• WHAT THE EXERCISE ASKS
Extract the full listing verbatim and drop any pictures from your copy.

_ _ _

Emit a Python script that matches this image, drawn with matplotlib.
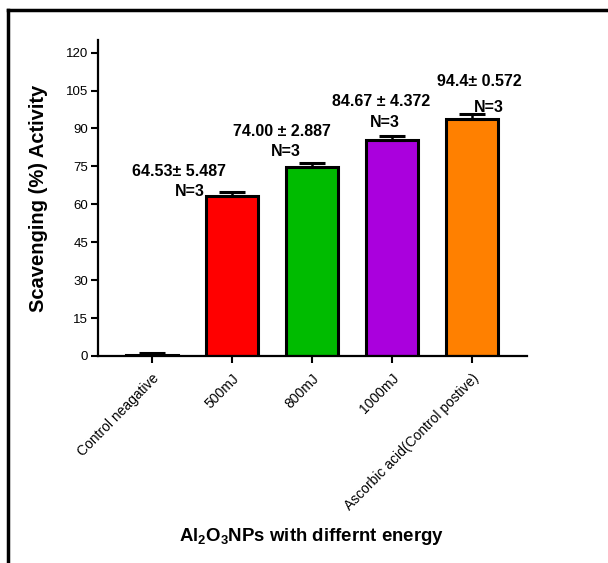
import matplotlib
matplotlib.use("Agg")
import matplotlib.pyplot as plt
from matplotlib.lines import Line2D

categories = ["Control neagative", "500mJ", "800mJ", "1000mJ", "Ascorbic acid(Control postive)"]
means = [0.5, 63.1, 74.6, 85.5, 93.9]
errs = [0.7, 1.7, 1.8, 1.6, 1.7]
colors = ["white", "#ff0000", "#00bb00", "#aa00dd", "#ff8000"]
labels_top = ["", "64.53\u00b1 5.487", "74.00 \u00b1 2.887", "84.67 \u00b1 4.372", "94.4\u00b1 0.572"]
yticks = [0, 15, 30, 45, 60, 75, 90, 105, 120]

plt.rcParams["font.family"] = ["Liberation Sans", "DejaVu Sans"]
plt.rcParams["mathtext.default"] = "regular"

fig = plt.figure(figsize=(6.08, 5.63), dpi=100)
ax = fig.add_axes([0.1607, 0.3677, 0.7061, 0.5613])

x = list(range(len(categories)))
ax.bar(x, means, width=0.65, color=colors, edgecolor="black", linewidth=2.2, zorder=2)
ax.errorbar(x, means, yerr=[[0] * len(errs), errs], fmt="none", ecolor="black",
            elinewidth=1.8, capsize=9.4, capthick=2.2, zorder=3)

ax.set_xlim(-0.68, 4.69)
ax.set_ylim(0, 125)
ax.set_yticks(yticks)
ax.set_yticklabels([str(t) for t in yticks], fontsize=9.5)
ax.set_xticks(x)
ax.set_xticklabels(categories, rotation=45.5, ha="right", rotation_mode="anchor", fontsize=10)
ax.tick_params(axis="both", direction="out", length=5, width=1.5)
ax.tick_params(axis="x", pad=6)
ax.tick_params(axis="y", pad=2)
for s in ["top", "right"]:
    ax.spines[s].set_visible(False)
for s in ["left", "bottom"]:
    ax.spines[s].set_linewidth(1.6)

ax.set_ylabel("Scavenging (%) Activity", fontsize=14.5, fontweight="bold", labelpad=13)
fig.text(0.5125, 0.0467, r"Al$_2$O$_3$NPs with differnt energy", ha="center", va="center",
         fontsize=13.4, fontweight="bold")

# value labels (mean ± SD) and N above bars
label_pos = [None, (0.335, 72.9), (1.63, 88.7), (2.86, 100.6), (4.10, 108.5)]
n_pos = [None, (0.47, 65.0), (1.67, 80.8), (2.91, 92.3), (4.21, 98.2)]
for i in range(1, len(categories)):
    ax.text(*label_pos[i], labels_top[i], ha="center", va="center", fontsize=11.5,
            fontweight="bold")
    ax.text(*n_pos[i], "N=3", ha="center", va="center", fontsize=11.5, fontweight="bold")

# frame around the figure (cut off at right and bottom)
fig.add_artist(Line2D([7.5 / 608, 1.0], [1 - 10 / 563, 1 - 10 / 563], color="black", lw=2.5))
fig.add_artist(Line2D([7.5 / 608, 7.5 / 608], [0.0, 1 - 10 / 563], color="black", lw=2.5))

fig.savefig("out.png", dpi=100)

_ _ _

• REPLY TO THE TASK
Emit a Python script that matches this image, drawn with matplotlib.
import matplotlib
matplotlib.use("Agg")
import matplotlib.pyplot as plt
from matplotlib.lines import Line2D

categories = ["Control neagative", "500mJ", "800mJ", "1000mJ", "Ascorbic acid(Control postive)"]
means = [0.5, 63.1, 74.6, 85.5, 93.9]
errs = [0.7, 1.7, 1.8, 1.6, 1.7]
colors = ["white", "#ff0000", "#00bb00", "#aa00dd", "#ff8000"]
labels_top = ["", "64.53\u00b1 5.487", "74.00 \u00b1 2.887", "84.67 \u00b1 4.372", "94.4\u00b1 0.572"]
yticks = [0, 15, 30, 45, 60, 75, 90, 105, 120]

plt.rcParams["font.family"] = ["Liberation Sans", "DejaVu Sans"]
plt.rcParams["mathtext.default"] = "regular"

fig = plt.figure(figsize=(6.08, 5.63), dpi=100)
ax = fig.add_axes([0.1607, 0.3677, 0.7061, 0.5613])

x = list(range(len(categories)))
ax.bar(x, means, width=0.65, color=colors, edgecolor="black", linewidth=2.2, zorder=2)
ax.errorbar(x, means, yerr=[[0] * len(errs), errs], fmt="none", ecolor="black",
            elinewidth=1.8, capsize=9.4, capthick=2.2, zorder=3)

ax.set_xlim(-0.68, 4.69)
ax.set_ylim(0, 125)
ax.set_yticks(yticks)
ax.set_yticklabels([str(t) for t in yticks], fontsize=9.5)
ax.set_xticks(x)
ax.set_xticklabels(categories, rotation=45.5, ha="right", rotation_mode="anchor", fontsize=10)
ax.tick_params(axis="both", direction="out", length=5, width=1.5)
ax.tick_params(axis="x", pad=6)
ax.tick_params(axis="y", pad=2)
for s in ["top", "right"]:
    ax.spines[s].set_visible(False)
for s in ["left", "bottom"]:
    ax.spines[s].set_linewidth(1.6)

ax.set_ylabel("Scavenging (%) Activity", fontsize=14.5, fontweight="bold", labelpad=13)
fig.text(0.5125, 0.0467, r"Al$_2$O$_3$NPs with differnt energy", ha="center", va="center",
         fontsize=13.4, fontweight="bold")

# value labels (mean ± SD) and N above bars
label_pos = [None, (0.335, 72.9), (1.63, 88.7), (2.86, 100.6), (4.10, 108.5)]
n_pos = [None, (0.47, 65.0), (1.67, 80.8), (2.91, 92.3), (4.21, 98.2)]
for i in range(1, len(categories)):
    ax.text(*label_pos[i], labels_top[i], ha="center", va="center", fontsize=11.5,
            fontweight="bold")
    ax.text(*n_pos[i], "N=3", ha="center", va="center", fontsize=11.5, fontweight="bold")

# frame around the figure (cut off at right and bottom)
fig.add_artist(Line2D([7.5 / 608, 1.0], [1 - 10 / 563, 1 - 10 / 563], color="black", lw=2.5))
fig.add_artist(Line2D([7.5 / 608, 7.5 / 608], [0.0, 1 - 10 / 563], color="black", lw=2.5))

fig.savefig("out.png", dpi=100)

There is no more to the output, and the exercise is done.